Sous leurs airs d’experts imperturbables, MM. Dessemontet et Crépeau nous persuadent que nous sommes des citoyens du monde, tous semblables, tous soumis aux sublimes « valeurs »… nées en Occident. Qu’importe que les uns disparaissent pour laisser place à d’autres, du moment que la machine à produire des droits égaux continue de tourner ?

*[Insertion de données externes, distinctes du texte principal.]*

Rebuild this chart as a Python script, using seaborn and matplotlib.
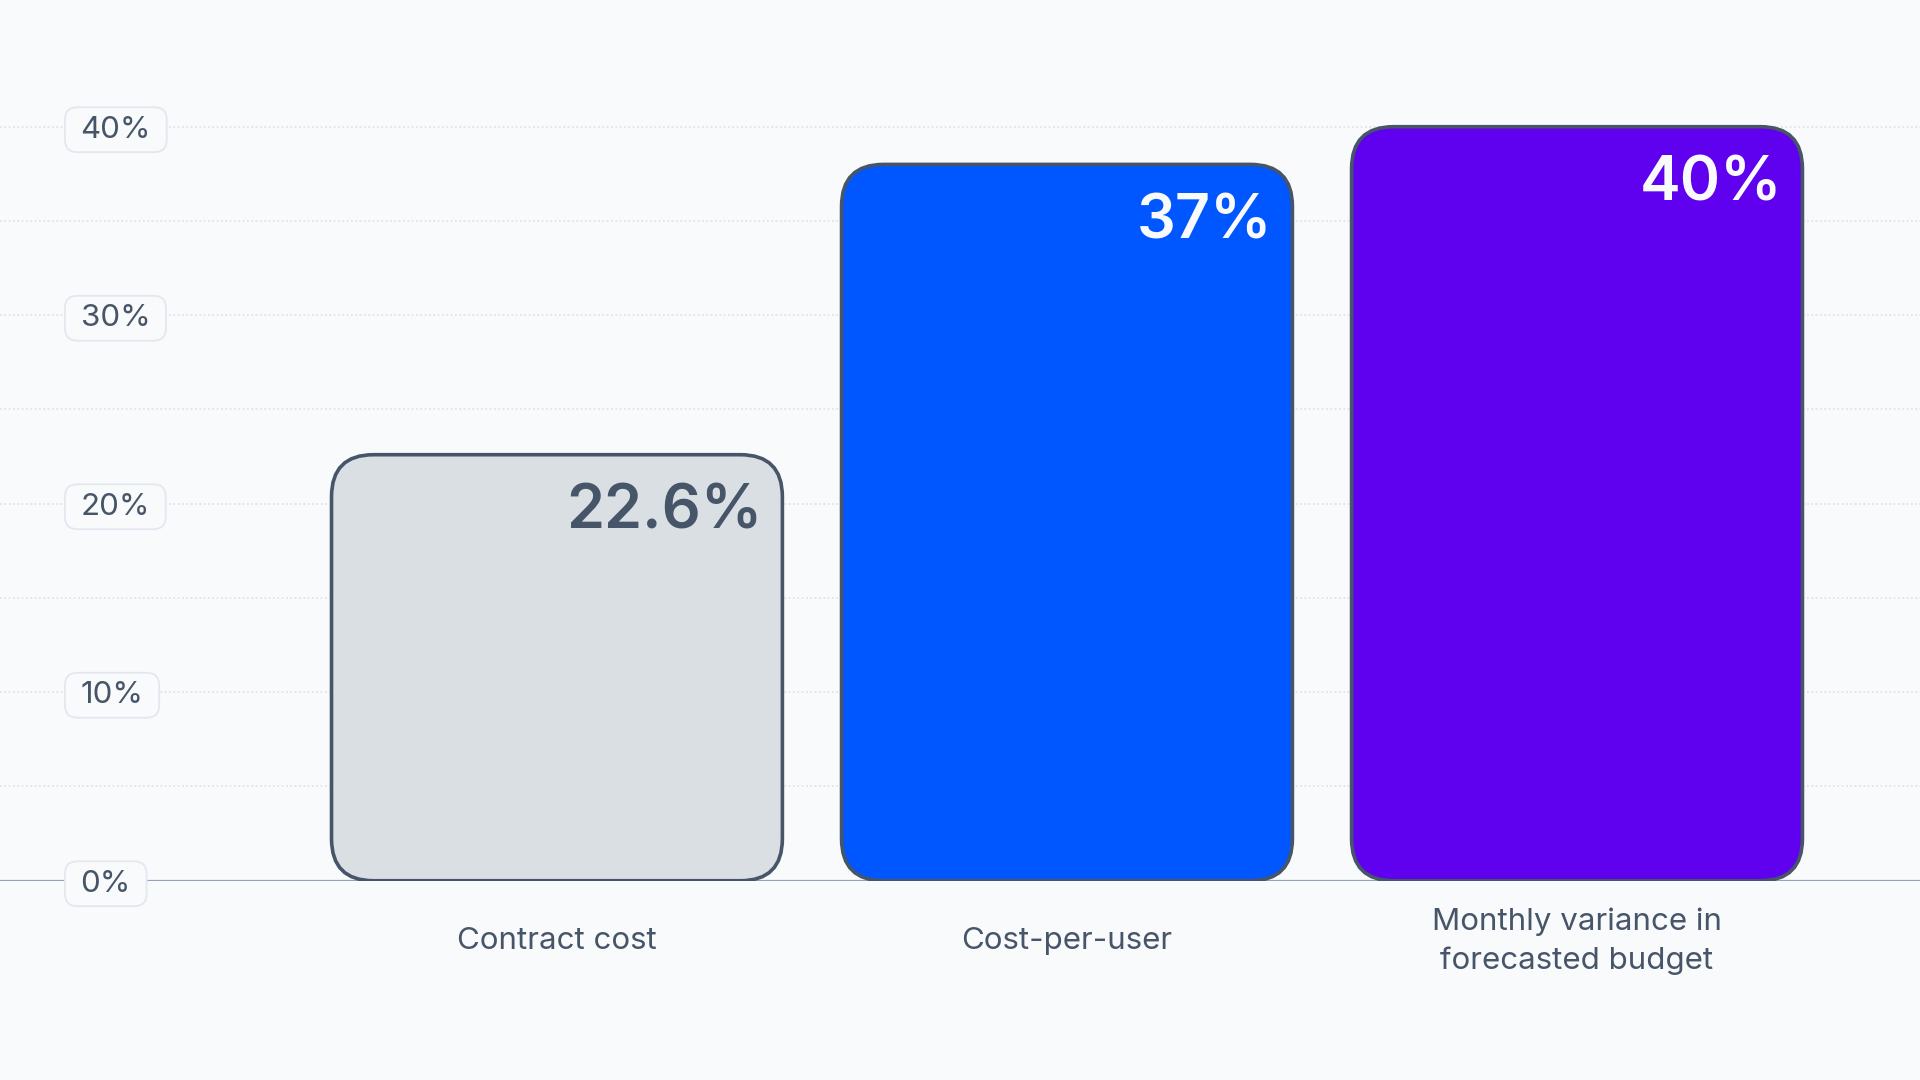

Le terme « migrant » remplace dans les médias celui d’« immigré ». Il s’agit de donner l’impression d’un flux incessant. On pouvait espérer naguère que les immigrés s’installeraient dans nos pays pour y être assimilés et faire souche. Le migrant d’aujourd’hui vient, réclame des droits, fonde une « communauté » avec ses semblables, entre en conflit avec ses hôtes et les autres « communautés », s’en va, revient, au gré de fluctuations que les derniers hommes véritablement politiques maîtrisent à grand peine.